La Russie, à nouveau à l'initiative sur le front terrestre, apparaît ainsi de plus en plus à la peine sur le front maritime. Même sa nouvelle base arrière de Novorossiïsk pourrait se révéler trop exposée. Moscou envisage de construire une nouvelle base navale à Otchamchira en Abkhazie (région sécessionniste pro-russe en Géorgie), encore plus loin de la ligne de front. Celle-ci est actuellement utilisée par le FSB, le service de contre-espionnage russe.

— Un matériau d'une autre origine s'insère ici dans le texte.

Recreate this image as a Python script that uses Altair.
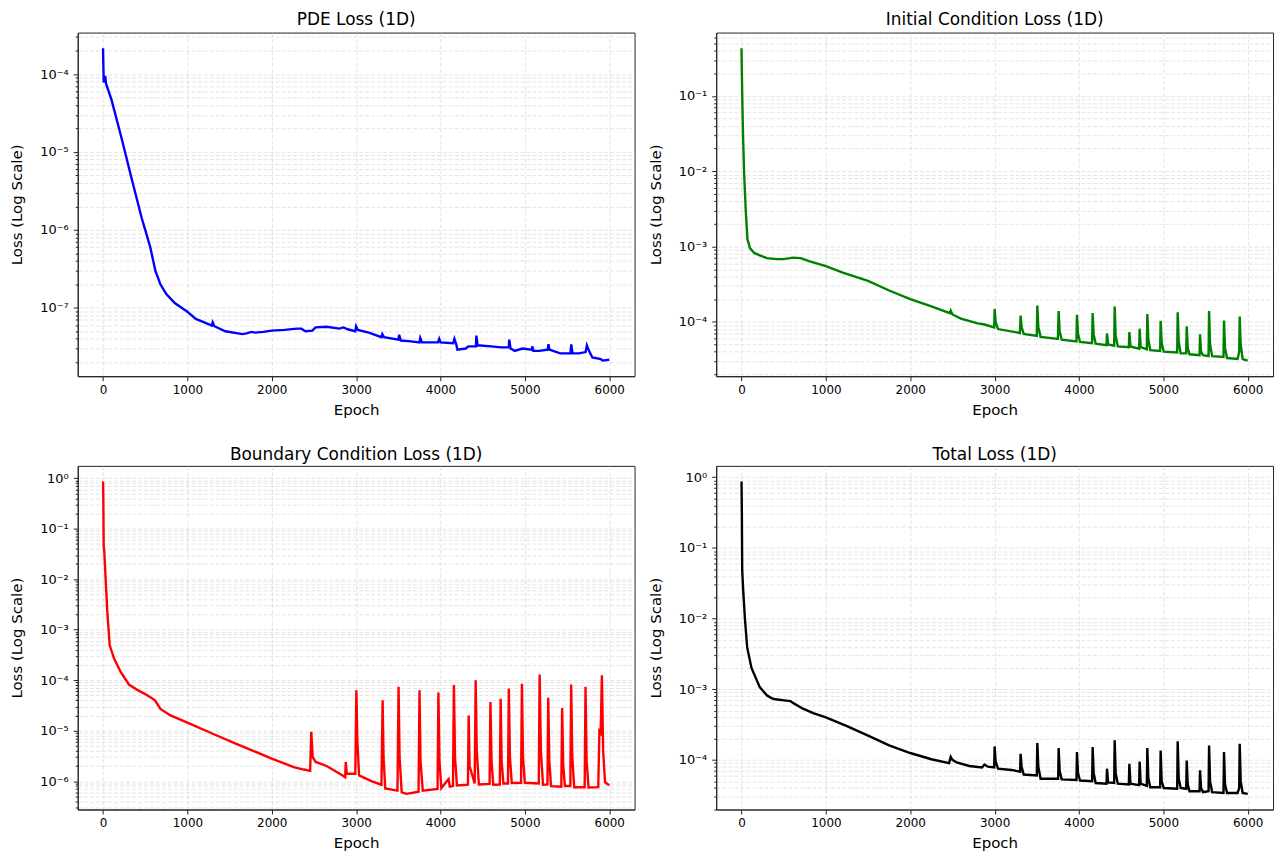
import math
import altair as alt
import numpy as np
import pandas as pd

# ---------------- data ----------------
pde_epoch = [0, 8, 15, 25, 35, 100, 220, 340, 460, 500, 560, 620, 680, 750, 850, 1000, 1100, 1200,
             1290, 1300, 1320, 1450, 1650, 1700, 1760, 1800, 1900, 2000, 2150, 2300, 2350, 2400, 2480,
             2520, 2650, 2800, 2850, 2900, 2990, 3000, 3020, 3150, 3300, 3310, 3330, 3500, 3510, 3530,
             3650, 3750, 3760, 3780, 3970, 3985, 4000, 4150, 4165, 4190, 4200, 4300, 4330, 4420, 4425,
             4440, 4600, 4720, 4810, 4815, 4830, 4880, 4970, 5080, 5090, 5100, 5170, 5270, 5280, 5290,
             5420, 5540, 5550, 5565, 5640, 5720, 5735, 5760, 5800, 5900, 5920, 6000]
pde_loss = [2.15e-4, 7.8e-5, 8.5e-5, 9.5e-5, 7.6e-5, 4.7e-5, 1.5e-5, 4.5e-6, 1.4e-6, 1.0e-6, 6.0e-7,
            3.0e-7, 2.0e-7, 1.5e-7, 1.15e-7, 8.9e-8, 7.2e-8, 6.5e-8, 5.9e-8, 6.5e-8, 5.8e-8,
            5.0e-8, 4.6e-8, 4.7e-8, 4.9e-8, 4.8e-8, 4.9e-8, 5.1e-8, 5.2e-8, 5.4e-8, 5.4e-8, 5.0e-8,
            5.1e-8, 5.6e-8, 5.7e-8, 5.4e-8, 5.6e-8, 5.3e-8, 5.0e-8, 5.8e-8, 5.2e-8, 4.8e-8, 4.2e-8,
            4.6e-8, 4.2e-8, 3.9e-8, 4.5e-8, 3.8e-8, 3.7e-8, 3.6e-8, 4.1e-8, 3.6e-8, 3.6e-8, 4.0e-8,
            3.6e-8, 3.5e-8, 4.0e-8, 3.3e-8, 2.9e-8, 3.0e-8, 3.2e-8, 3.2e-8, 4.4e-8, 3.3e-8, 3.2e-8,
            3.1e-8, 3.1e-8, 3.9e-8, 3.0e-8, 2.8e-8, 3.0e-8, 2.9e-8, 3.2e-8, 2.8e-8, 2.8e-8, 2.9e-8,
            3.4e-8, 2.9e-8, 2.6e-8, 2.6e-8, 3.4e-8, 2.6e-8, 2.6e-8, 2.7e-8, 3.3e-8, 2.8e-8, 2.3e-8,
            2.2e-8, 2.1e-8, 2.15e-8]

ic_epoch = [0, 4, 10, 18, 30, 50, 70, 100, 150, 216, 300, 413, 500, 610, 700, 800, 1000, 1200, 1500,
            1750, 2000, 2250, 2470, 2480, 2500, 2600, 2800, 2880, 2995, 3000, 3012, 3040, 3300, 3308,
            3320, 3345, 3500, 3506, 3518, 3545, 3750, 3759, 3771, 3795, 3970, 3976, 3988, 4012, 4155,
            4162, 4174, 4198, 4326, 4332, 4345, 4417, 4423, 4435, 4460, 4591, 4597, 4610, 4713, 4719,
            4731, 4804, 4810, 4822, 4845, 4962, 4968, 4980, 5005, 5164, 5170, 5182, 5205, 5271, 5277,
            5289, 5310, 5429, 5435, 5447, 5470, 5536, 5542, 5554, 5578, 5713, 5719, 5731, 5755, 5880,
            5899, 5905, 5917, 5940, 6000]
ic_loss = [0.43, 0.2, 0.08, 0.03, 0.01, 3e-3, 1.25e-3, 9.5e-4, 8.2e-4, 7.6e-4, 7.0e-4, 6.8e-4, 6.8e-4,
           7.1e-4, 7.0e-4, 6.4e-4, 5.5e-4, 4.5e-4, 3.5e-4, 2.6e-4, 2.0e-4, 1.6e-4, 1.3e-4, 1.4e-4,
           1.25e-4, 1.1e-4, 9.5e-5, 9.2e-5, 8.4e-5, 1.48e-4, 1.0e-4, 8.0e-5, 7.1e-5, 1.21e-4, 8.5e-5,
           6.9e-5, 6.5e-5, 1.64e-4, 8.5e-5, 6.3e-5, 5.9e-5, 1.39e-4, 7.5e-5, 5.8e-5, 5.5e-5, 1.24e-4,
           7e-5, 5.4e-5, 5.2e-5, 1.31e-4, 6.8e-5, 5.1e-5, 4.9e-5, 7.0e-5, 5.0e-5, 4.8e-5, 1.59e-4,
           6.5e-5, 4.7e-5, 4.6e-5, 7.3e-5, 4.7e-5, 4.4e-5, 8.1e-5, 4.6e-5, 4.3e-5, 1.27e-4, 5.8e-5,
           4.2e-5, 4.1e-5, 1.03e-4, 5.2e-5, 4.0e-5, 3.9e-5, 1.34e-4, 5.5e-5, 3.8e-5, 3.8e-5, 8.7e-5,
           4.5e-5, 3.7e-5, 3.6e-5, 6.8e-5, 4e-5, 3.6e-5, 3.5e-5, 1.39e-4, 5e-5, 3.5e-5, 3.4e-5,
           1.04e-4, 4.5e-5, 3.3e-5, 3.2e-5, 4.0e-5, 1.17e-4, 5e-5, 3.2e-5, 3.05e-5]

bc_epoch = [0, 3, 6, 8, 15, 31, 51, 79, 130, 209, 307, 400, 500, 580, 620, 680, 800, 1000, 1300, 1580,
            1780, 2000, 2260, 2380, 2455, 2468, 2485, 2520, 2650, 2840, 2870, 2877, 2890, 2990, 3003,
            3015, 3035, 3180, 3300, 3314, 3325, 3345, 3490, 3503, 3515, 3540, 3600, 3740, 3751, 3763,
            3790, 3965, 3975, 3988, 4010, 4096, 4110, 4148, 4159, 4172, 4195, 4325, 4334, 4345, 4405,
            4417, 4430, 4455, 4582, 4592, 4605, 4625, 4703, 4713, 4725, 4745, 4800, 4810, 4823, 4845,
            4955, 4965, 4978, 5000, 5165, 5175, 5190, 5215, 5268, 5277, 5290, 5310, 5432, 5442, 5455,
            5475, 5539, 5549, 5562, 5585, 5709, 5719, 5732, 5755, 5870, 5884, 5898, 5913, 5928, 5950,
            6000]
bc_loss = [0.86, 0.45, 0.1, 0.045, 0.035, 0.01, 2.2e-3, 4.9e-4, 2.7e-4, 1.45e-4, 8.2e-5, 6.5e-5,
           5.3e-5, 4.4e-5, 3.9e-5, 2.7e-5, 2.0e-5, 1.45e-5, 8.7e-6, 5.5e-6, 4.0e-6, 2.8e-6, 1.9e-6,
           1.7e-6, 1.6e-6, 9.5e-6, 3.0e-6, 2.4e-6, 2.0e-6, 1.3e-6, 1.2e-6, 2.4e-6, 1.4e-6, 1.4e-6,
           6.3e-5, 6e-6, 1.3e-6, 1.0e-6, 8.5e-7, 4.0e-5, 3e-6, 7.2e-7, 6.5e-7, 7.4e-5, 3e-6, 6.0e-7,
           5.6e-7, 6.2e-7, 6.3e-5, 2.5e-6, 6.5e-7, 7.0e-7, 5.7e-5, 2.5e-6, 7.3e-7, 1.1e-6, 7.8e-7,
           8.0e-7, 8.0e-5, 3e-6, 8.2e-7, 8.5e-7, 2.0e-5, 2e-6, 9e-7, 1.0e-4, 4e-6, 8.6e-7, 8.8e-7,
           3.7e-5, 2.5e-6, 8.5e-7, 8.6e-7, 4.3e-5, 2.5e-6, 9e-7, 9e-7, 6.8e-5, 3e-6, 9.2e-7, 9.3e-7,
           8.5e-5, 3e-6, 9.3e-7, 9e-7, 1.3e-4, 4e-6, 8.5e-7, 8.6e-7, 4.5e-5, 2.5e-6, 8.0e-7, 7.8e-7,
           2.8e-5, 2e-6, 8.0e-7, 8e-7, 8.2e-5, 3e-6, 7.6e-7, 7.6e-7, 7.4e-5, 2.5e-6, 7.5e-7, 7.6e-7,
           1.1e-5, 8e-6, 1.25e-4, 4e-6, 9.5e-7, 8.3e-7]

tot_epoch = [0, 4, 8, 20, 40, 67, 118, 216, 300, 354, 400, 531, 580, 610, 728, 850, 1000, 1250, 1500,
             1750, 2000, 2250, 2460, 2480, 2500, 2550, 2700, 2850, 2880, 2920, 2995, 3000, 3012, 3040,
             3200, 3302, 3308, 3320, 3345, 3500, 3506, 3518, 3545, 3753, 3759, 3771, 3795, 3970, 3976,
             3988, 4012, 4156, 4162, 4174, 4198, 4326, 4332, 4345, 4417, 4423, 4435, 4460, 4591, 4597,
             4610, 4713, 4719, 4731, 4804, 4810, 4822, 4845, 4962, 4968, 4980, 5005, 5164, 5170, 5182,
             5205, 5271, 5277, 5289, 5310, 5429, 5435, 5447, 5470, 5536, 5542, 5554, 5578, 5713, 5719,
             5731, 5755, 5880, 5899, 5905, 5917, 5940, 6000]
tot_loss = [0.87, 0.3, 0.048, 0.025, 0.01, 3.9e-3, 2.0e-3, 1.07e-3, 8.2e-4, 7.5e-4, 7.2e-4, 6.9e-4,
            6.8e-4, 6.4e-4, 5.3e-4, 4.6e-4, 4.0e-4, 3.0e-4, 2.2e-4, 1.6e-4, 1.25e-4, 1.02e-4, 9.0e-5,
            1.1e-4, 1.0e-4, 9.2e-5, 8.2e-5, 7.8e-5, 8.6e-5, 8.0e-5, 7.8e-5, 1.55e-4, 9.5e-5, 7.5e-5,
            7.2e-5, 6.8e-5, 1.22e-4, 8e-5, 6.2e-5, 6.0e-5, 1.73e-4, 8e-5, 5.4e-5, 5.4e-5, 1.47e-4,
            7e-5, 5.3e-5, 5.2e-5, 1.29e-4, 6.5e-5, 5.1e-5, 5.0e-5, 1.52e-4, 6.5e-5, 4.7e-5, 4.6e-5,
            7.5e-5, 4.8e-5, 4.7e-5, 1.89e-4, 6.5e-5, 4.6e-5, 4.5e-5, 8.8e-5, 4.6e-5, 4.4e-5, 9.5e-5,
            4.6e-5, 4.3e-5, 1.47e-4, 5.5e-5, 4.1e-5, 4.1e-5, 1.36e-4, 5e-5, 4.0e-5, 3.9e-5, 1.83e-4,
            5.5e-5, 4.0e-5, 3.9e-5, 9.8e-5, 4.5e-5, 3.6e-5, 3.6e-5, 7.1e-5, 4.0e-5, 3.5e-5, 3.6e-5,
            1.6e-4, 5e-5, 3.5e-5, 3.4e-5, 1.29e-4, 4.5e-5, 3.4e-5, 3.4e-5, 4.0e-5, 1.69e-4, 5e-5,
            3.4e-5, 3.3e-5]

x_ticks = [0, 1000, 2000, 3000, 4000, 5000, 6000]

FONT = "DejaVu Sans"
W, H = 559, 345

IS_MAJOR = "abs(log(datum.value)/LN10 - round(log(datum.value)/LN10)) < 0.001"
EXP = "('' + round(log(datum.value)/LN10))"
sup = EXP
for a, b in [("-", "⁻"), ("0", "⁰"), ("1", "¹"), ("2", "²"), ("3", "³"), ("4", "⁴"),
             ("5", "⁵"), ("6", "⁶"), ("7", "⁷"), ("8", "⁸"), ("9", "⁹")]:
    sup = f"replace({sup}, '{a}', '{b}')"
LABEL_EXPR = f"({IS_MAJOR}) ? '10' + {sup} : ''"


def panel(title, epochs, losses, color):
    df = pd.DataFrame({"Epoch": epochs, "Loss": losses})
    lmin, lmax = math.log10(min(losses)), math.log10(max(losses))
    span = lmax - lmin
    dom = [10 ** (lmin - 0.05 * span), 10 ** (lmax + 0.05 * span)]
    yt = []
    for k in range(math.floor(lmin) - 1, math.ceil(lmax) + 2):
        for m in range(1, 10):
            v = m * 10.0 ** k
            if dom[0] <= v <= dom[1]:
                yt.append(v)
    return (
        alt.Chart(df)
        .mark_line(color=color, strokeWidth=2.4, clip=True)
        .encode(
            x=alt.X("Epoch:Q",
                    scale=alt.Scale(domain=[-300, 6300], nice=False, zero=False),
                    axis=alt.Axis(values=x_ticks, format="d", title="Epoch")),
            y=alt.Y("Loss:Q",
                    scale=alt.Scale(type="log", domain=dom, nice=False),
                    axis=alt.Axis(values=yt, labelExpr=LABEL_EXPR, title="Loss (Log Scale)",
                                  labelOverlap=False, labelFontSize=13,
                                  tickSize={"condition": {"test": IS_MAJOR, "value": 4.5}, "value": 2.5})),
        )
        .properties(width=W, height=H,
                    title=alt.TitleParams(title, fontSize=17, font=FONT, fontWeight="normal",
                                          color="#000", anchor="middle", offset=2))
    )


p1 = panel("PDE Loss (1D)", pde_epoch, pde_loss, "#0000ff")
p2 = panel("Initial Condition Loss (1D)", ic_epoch, ic_loss, "#008000")
p3 = panel("Boundary Condition Loss (1D)", bc_epoch, bc_loss, "#ff0000")
p4 = panel("Total Loss (1D)", tot_epoch, tot_loss, "#000000")

chart = (
    alt.concat(p1, p2, p3, p4, columns=2, spacing=alt.RowColnumber(row=90, column=82))
    .properties(bounds="flush", padding={"left": 1, "top": 0, "right": 5, "bottom": 2})
    .configure(font=FONT, background="white")
    .configure_view(stroke="#222", strokeWidth=1)
    .configure_axis(
        labelFont=FONT, labelFontSize=12, labelColor="#000",
        titleFont=FONT, titleFontSize=15, titleColor="#000", titleFontWeight="normal",
        domainColor="#222", domainWidth=1,
        tickColor="#222", tickWidth=1, tickSize=4.5, labelPadding=5,
        grid=True, gridColor="#c8c8c8", gridOpacity=0.6, gridDash=[4, 2], gridWidth=0.8,
    )
    .configure_axisX(titlePadding=7, labelPadding=4)
    .configure_axisY(titlePadding=15)
)

chart.save("out.html", embed_options={"renderer": "svg", "actions": False})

« Ce repli pourrait permettre à la flotte russe de conduire des frappes de précision, via ses missiles Kalibr (1.500 à 2.500 km de portée) et ultérieurement ses Zircon (missiles hypersoniques d’une portée de 1.000 km), depuis ces bastions, estime Arnaud Peyronnet. Les unités précieuses russes et les convois logistiques disparaîtraient ainsi de la haute mer, la flotte de la mer Noire se transformant peu à peu en une flotte semi-continentale qui ne prendrait la mer que ponctuellement, pour des salves de tir massives. »
 

Cet affaiblissement russe, favorable à l’Ukraine, fait aussi les affaires de l’autre puissance militaire de la région, la Turquie. « Ankara considère que l’affaiblissement de la Russie va lui permettre de devenir l’acteur dominant de la mer Noire, souligne la Dorothée Schmid, chercheuse et responsable du programme Turquie contemporaine et Moyen-Orient de l’Ifri (Institut Français des relations internationales). La zone est d’une importance stratégique pour la Turquie, du fait de l’importance des flux commerciaux et du gisement de gaz offshore de Sakarya. »
 
Ankara ne manque pas d’arguments : elle a massivement réinvesti dans sa marine ses dernières années, dans le cadre de sa doctrine Mavi Vatan, (« La Patrie Bleue ») qui vise à défendre ses droits et intérêts en Méditerranée et en Mer Noire. Elle dispose surtout d’une arme redoutable : en vertu de la convention de Montreux (1936), elle peut fermer les détroits du Bosphore et des Dardanelles aux navires militaires en temps de guerre, ce qu’elle a fait dès les premiers jours de l’invasion russe. « Cela lui permet d’asphyxier tant la flotte russe de la mer Noire que les unités navales russes présentes en Méditerranée orientale, en empêchant les transits et donc les relèves de bâtiments », résume Arnaud Peyronnet dans sa note.